Good designers approach projects purposefully, first about what message or theme they would like to convey, then about how to articulate that message using the various elements of design. John’s theme was that the cross is an “intersection of opposites” – a paradoxical place where competing ideas come together in both figurative and literal ways. (For example, the crossed beams can represent the literal incarnation of Jesus Christ: the place where God (vertical bar) and humans (horizontal bar) meet.) Many theologians and artists have explored these contradictions, noting that the cross simultaneously represents death AND life, humanity AND divinity, ugliness AND beauty, sin AND redemption. Jass wanted to create a cross that incorporated and depicted those paradoxes.
He started with materials. He knew that he wanted to incorporate natural elements, as nature is an important part of the RKD experience and evokes feelings of God. Wood was the natural choice. But there also needed to be a manufactured element, representing the opposite. He decided on metal. Once the elements were in place, he grappled with the design. He continued the idea of opposites not just with materials, but structure. A traditional wooden cross is heavy and solid; what if his was the opposite? What if the wood, which is traditionally sanded and planed, was left rough? What if the metal, which is often rigid and straight, was curved and graceful? What if the metal “human” elements worked in harmony with the wooden “God” elements, creating a cross that was actually substantial but seemed light? What if it was the most important visual element of the space, but also allowed one to see through it to the beauty beyond? And, most ironically – what if this “intersection of opposites” had no intersection at all?
This is what Jass designed. While the cross appears harmonious overall, it is actually irregular all over. The beams are different lengths and retain their individual knots. The metal arms are not the same length throughout. Instead of heavy planks, he used slender tree trunks for the beams and made them seem even lighter by “suspending them” from a metal framework with a generous amount of visual space between them. Where the beams would usually intersect, Jass created a space instead. But if there was no intersection, how would the cross work structurally?

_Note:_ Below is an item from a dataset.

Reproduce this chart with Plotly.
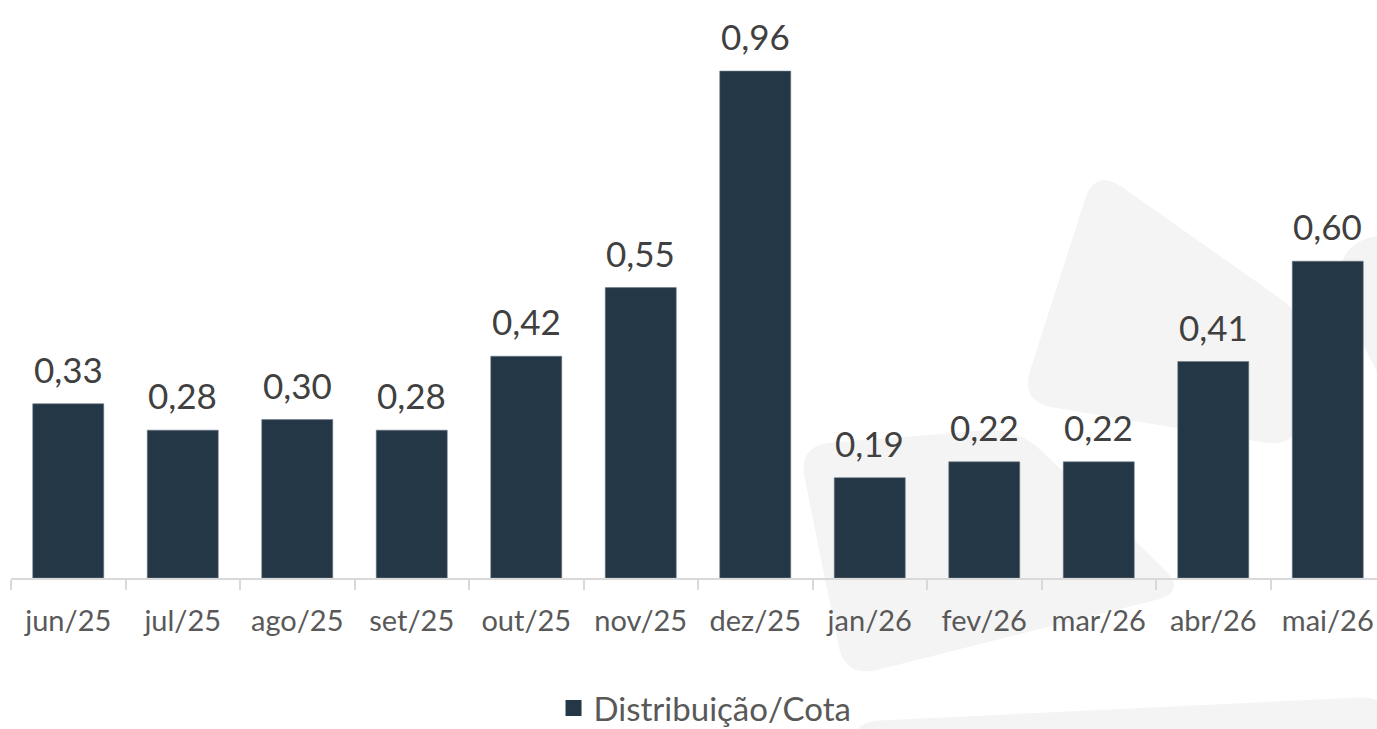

The answer would have to be in the metal framework. He started experimenting with the materials, drawing different shapes on the floor of his workshop. At one point, he saw he’d drawn two ovals, and he stopped. This was the solution. The wooden pieces would be connected to the metal framework by two ovals, providing both support and symbolism. Looking at the cross, you can just see the two nested “eggs” surrounding the cross. These eggs can represent resurrection, or creation, or our spiritual journey from a small, human understanding of God to a larger egg of greater understanding. John also intentionally made the wooden arms extend past the metal framework to suggest both that God is greater than humans and to depict God reaching out to us, stretching beyond our capabilities. Jass knew this design was inspired when he saw something there that he hadn’t even intended: in the negative space formed in the center of the design emerged a new, small cross, bounded by the metal oval and incorporating the edges of the wooden bars.
The result is an ethereal cross which allows the viewer to behold at once the splendor of Lake Michigan and the peculiar beauty of the cross and all it symbolizes. You can see God through it, within it, and around it, and the more I look, the more inspired I feel. I hope the next time you are at Camp you take a moment to reflect at the foot of the cross – not to revere its creator, but our Creator, who has blessed folks like John with the ability to reflect the very mystery and magnitude of God within the art they create.